» **COLLECTED MATERIAL**
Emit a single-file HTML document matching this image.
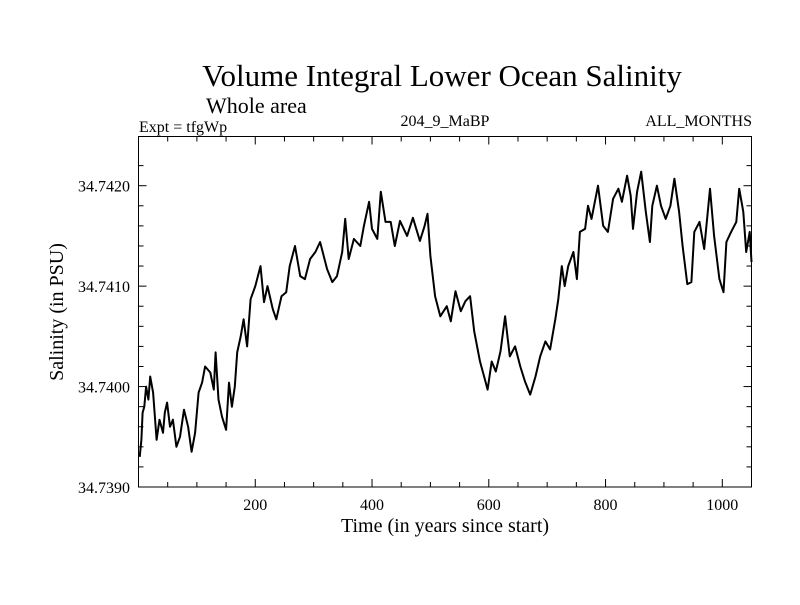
<!DOCTYPE html>
<html><head><meta charset="utf-8"><style>
html,body{margin:0;padding:0;background:#fff;}
svg text{font-family:"Liberation Serif",serif;fill:#000;}
</style></head><body>
<svg id="chart" width="800" height="600" viewBox="0 0 800 600" xmlns="http://www.w3.org/2000/svg">
<rect width="800" height="600" fill="#fff"/>
<text x="442" y="86" font-size="31" text-anchor="middle">Volume Integral Lower Ocean Salinity</text>
<text x="206" y="113" font-size="22">Whole area</text>
<text x="139" y="132" font-size="16">Expt = tfgWp</text>
<text x="445" y="126" font-size="16" text-anchor="middle">204_9_MaBP</text>
<text x="752" y="126" font-size="16" text-anchor="end">ALL_MONTHS</text>
<text transform="translate(63,312) rotate(-90)" font-size="20" text-anchor="middle">Salinity (in PSU)</text>
<text x="445" y="532" font-size="20" text-anchor="middle">Time (in years since start)</text>
<g id="axes"></g>
<path id="series" fill="none" stroke="#000" stroke-width="2" stroke-linejoin="round"/>
<rect x="138.5" y="136.5" width="613" height="350.5" fill="none" stroke="#000" stroke-width="1"/>
</svg>
<script>
const years = [2,5,7,10,13,17,20,25,31,36,42,45,49,54,59,65,71,78,85,91,97,103,109,114,123,129,132,137,143,150,155,160,165,169,175,180,186,192,200,209,215,221,230,236,245,253,259,268,277,285,294,303,311,323,332,340,349,354,360,369,380,386,395,400,409,415,423,432,439,448,460,470,482,490,495,500,508,517,528,535,543,552,560,568,575,585,592,598,605,612,620,628,636,645,654,662,671,680,688,697,705,714,719,725,730,736,745,751,756,765,770,776,787,796,804,813,822,828,837,843,847,854,861,869,876,880,888,895,903,911,918,926,932,940,947,952,961,969,979,986,995,1002,1007,1015,1024,1029,1036,1041,1047,1050];
const salinity = [34.73930,34.73947,34.73974,34.73980,34.74000,34.73987,34.74010,34.73994,34.73947,34.73967,34.73954,34.73974,34.73984,34.73960,34.73967,34.73940,34.73950,34.73977,34.73960,34.73935,34.73954,34.73994,34.74004,34.74020,34.74014,34.73997,34.74034,34.73987,34.73970,34.73957,34.74004,34.73980,34.74000,34.74034,34.74050,34.74067,34.74040,34.74087,34.74100,34.74120,34.74084,34.74100,34.74077,34.74067,34.74090,34.74094,34.74120,34.74140,34.74110,34.74107,34.74127,34.74134,34.74144,34.74117,34.74104,34.74110,34.74134,34.74167,34.74127,34.74147,34.74140,34.74160,34.74184,34.74157,34.74147,34.74194,34.74164,34.74164,34.74140,34.74165,34.74150,34.74168,34.74145,34.74160,34.74172,34.74130,34.74090,34.74070,34.74080,34.74065,34.74095,34.74075,34.74085,34.74090,34.74055,34.74025,34.74010,34.73997,34.74025,34.74015,34.74035,34.74070,34.74030,34.74040,34.74020,34.74005,34.73992,34.74010,34.74030,34.74045,34.74037,34.74067,34.74087,34.74120,34.74100,34.74120,34.74134,34.74107,34.74154,34.74157,34.74180,34.74167,34.74200,34.74160,34.74154,34.74187,34.74197,34.74184,34.74210,34.74190,34.74157,34.74194,34.74214,34.74174,34.74144,34.74180,34.74200,34.74180,34.74167,34.74180,34.74207,34.74174,34.74140,34.74102,34.74104,34.74154,34.74164,34.74137,34.74197,34.74150,34.74107,34.74094,34.74144,34.74154,34.74164,34.74197,34.74174,34.74134,34.74154,34.74124];
const xTicks = [200,400,600,800,1000];
const yTicks = [34.7390,34.7400,34.7410,34.7420];
const yLabels = ["34.7390","34.7400","34.7410","34.7420"];
const X0=138.5,X1=751.5,Y0=487,Y1=136.5, XMIN=0,XMAX=1050,YMIN=34.7390,YMAX=34.74249;
function xs(v){return X0+(v-XMIN)/(XMAX-XMIN)*(X1-X0);}
function ys(v){return Y0-(v-YMIN)/(YMAX-YMIN)*(Y0-Y1);}
const NS="http://www.w3.org/2000/svg";
const g=document.getElementById('axes');
function line(x1,y1,x2,y2,name){const l=document.createElementNS(NS,'line');
l.setAttribute('x1',x1);l.setAttribute('y1',y1);l.setAttribute('x2',x2);l.setAttribute('y2',y2);
l.setAttribute('stroke','#000');l.setAttribute('stroke-width','1');


g.appendChild(l);}
for(let v=50;v<XMAX;v+=50){const x=xs(v);const big=v%200===0;const len=big?8:5;
line(x,Y0,x,Y0-len,'x-tick');line(x,Y1,x,Y1+len,'x-tick-top');}
for(let i=1;i<17;i++){const v=YMIN+i*0.0002;const y=ys(v);const big=i%5===0;const len=big?8:5;
line(X0,y,X0+len,y,'y-tick');line(X1,y,X1-len,y,'y-tick-right');}
xTicks.forEach(v=>{const t=document.createElementNS(NS,'text');
t.setAttribute('x',xs(v));t.setAttribute('y',510);t.setAttribute('font-size','16');t.setAttribute('text-anchor','middle');
t.textContent=v;


g.appendChild(t);});
yTicks.forEach((v,i)=>{const t=document.createElementNS(NS,'text');
t.setAttribute('x',130);t.setAttribute('y',ys(v)+6);t.setAttribute('font-size','16');t.setAttribute('text-anchor','end');
t.textContent=yLabels[i];


g.appendChild(t);});
let d='';years.forEach((yr,i)=>{d+=(i?'L':'M')+xs(yr).toFixed(1)+','+ys(salinity[i]).toFixed(1);});
document.getElementById('series').setAttribute('d',d);
</script>
</body></html>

» **GOAL**
The data above needs to be retyped exactly, with the images left out.

» **OUTPUT BELOW**
Emit a single-file HTML document matching this image.
<!DOCTYPE html>
<html><head><meta charset="utf-8"><style>
html,body{margin:0;padding:0;background:#fff;}
svg text{font-family:"Liberation Serif",serif;fill:#000;}
</style></head><body>
<svg id="chart" width="800" height="600" viewBox="0 0 800 600" xmlns="http://www.w3.org/2000/svg">
<rect width="800" height="600" fill="#fff"/>
<text x="442" y="86" font-size="31" text-anchor="middle">Volume Integral Lower Ocean Salinity</text>
<text x="206" y="113" font-size="22">Whole area</text>
<text x="139" y="132" font-size="16">Expt = tfgWp</text>
<text x="445" y="126" font-size="16" text-anchor="middle">204_9_MaBP</text>
<text x="752" y="126" font-size="16" text-anchor="end">ALL_MONTHS</text>
<text transform="translate(63,312) rotate(-90)" font-size="20" text-anchor="middle">Salinity (in PSU)</text>
<text x="445" y="532" font-size="20" text-anchor="middle">Time (in years since start)</text>
<g id="axes"></g>
<path id="series" fill="none" stroke="#000" stroke-width="2" stroke-linejoin="round"/>
<rect x="138.5" y="136.5" width="613" height="350.5" fill="none" stroke="#000" stroke-width="1"/>
</svg>
<script>
const years = [2,5,7,10,13,17,20,25,31,36,42,45,49,54,59,65,71,78,85,91,97,103,109,114,123,129,132,137,143,150,155,160,165,169,175,180,186,192,200,209,215,221,230,236,245,253,259,268,277,285,294,303,311,323,332,340,349,354,360,369,380,386,395,400,409,415,423,432,439,448,460,470,482,490,495,500,508,517,528,535,543,552,560,568,575,585,592,598,605,612,620,628,636,645,654,662,671,680,688,697,705,714,719,725,730,736,745,751,756,765,770,776,787,796,804,813,822,828,837,843,847,854,861,869,876,880,888,895,903,911,918,926,932,940,947,952,961,969,979,986,995,1002,1007,1015,1024,1029,1036,1041,1047,1050];
const salinity = [34.73930,34.73947,34.73974,34.73980,34.74000,34.73987,34.74010,34.73994,34.73947,34.73967,34.73954,34.73974,34.73984,34.73960,34.73967,34.73940,34.73950,34.73977,34.73960,34.73935,34.73954,34.73994,34.74004,34.74020,34.74014,34.73997,34.74034,34.73987,34.73970,34.73957,34.74004,34.73980,34.74000,34.74034,34.74050,34.74067,34.74040,34.74087,34.74100,34.74120,34.74084,34.74100,34.74077,34.74067,34.74090,34.74094,34.74120,34.74140,34.74110,34.74107,34.74127,34.74134,34.74144,34.74117,34.74104,34.74110,34.74134,34.74167,34.74127,34.74147,34.74140,34.74160,34.74184,34.74157,34.74147,34.74194,34.74164,34.74164,34.74140,34.74165,34.74150,34.74168,34.74145,34.74160,34.74172,34.74130,34.74090,34.74070,34.74080,34.74065,34.74095,34.74075,34.74085,34.74090,34.74055,34.74025,34.74010,34.73997,34.74025,34.74015,34.74035,34.74070,34.74030,34.74040,34.74020,34.74005,34.73992,34.74010,34.74030,34.74045,34.74037,34.74067,34.74087,34.74120,34.74100,34.74120,34.74134,34.74107,34.74154,34.74157,34.74180,34.74167,34.74200,34.74160,34.74154,34.74187,34.74197,34.74184,34.74210,34.74190,34.74157,34.74194,34.74214,34.74174,34.74144,34.74180,34.74200,34.74180,34.74167,34.74180,34.74207,34.74174,34.74140,34.74102,34.74104,34.74154,34.74164,34.74137,34.74197,34.74150,34.74107,34.74094,34.74144,34.74154,34.74164,34.74197,34.74174,34.74134,34.74154,34.74124];
const xTicks = [200,400,600,800,1000];
const yTicks = [34.7390,34.7400,34.7410,34.7420];
const yLabels = ["34.7390","34.7400","34.7410","34.7420"];
const X0=138.5,X1=751.5,Y0=487,Y1=136.5, XMIN=0,XMAX=1050,YMIN=34.7390,YMAX=34.74249;
function xs(v){return X0+(v-XMIN)/(XMAX-XMIN)*(X1-X0);}
function ys(v){return Y0-(v-YMIN)/(YMAX-YMIN)*(Y0-Y1);}
const NS="http://www.w3.org/2000/svg";
const g=document.getElementById('axes');
function line(x1,y1,x2,y2,name){const l=document.createElementNS(NS,'line');
l.setAttribute('x1',x1);l.setAttribute('y1',y1);l.setAttribute('x2',x2);l.setAttribute('y2',y2);
l.setAttribute('stroke','#000');l.setAttribute('stroke-width','1');


g.appendChild(l);}
for(let v=50;v<XMAX;v+=50){const x=xs(v);const big=v%200===0;const len=big?8:5;
line(x,Y0,x,Y0-len,'x-tick');line(x,Y1,x,Y1+len,'x-tick-top');}
for(let i=1;i<17;i++){const v=YMIN+i*0.0002;const y=ys(v);const big=i%5===0;const len=big?8:5;
line(X0,y,X0+len,y,'y-tick');line(X1,y,X1-len,y,'y-tick-right');}
xTicks.forEach(v=>{const t=document.createElementNS(NS,'text');
t.setAttribute('x',xs(v));t.setAttribute('y',510);t.setAttribute('font-size','16');t.setAttribute('text-anchor','middle');
t.textContent=v;


g.appendChild(t);});
yTicks.forEach((v,i)=>{const t=document.createElementNS(NS,'text');
t.setAttribute('x',130);t.setAttribute('y',ys(v)+6);t.setAttribute('font-size','16');t.setAttribute('text-anchor','end');
t.textContent=yLabels[i];


g.appendChild(t);});
let d='';years.forEach((yr,i)=>{d+=(i?'L':'M')+xs(yr).toFixed(1)+','+ys(salinity[i]).toFixed(1);});
document.getElementById('series').setAttribute('d',d);
</script>
</body></html>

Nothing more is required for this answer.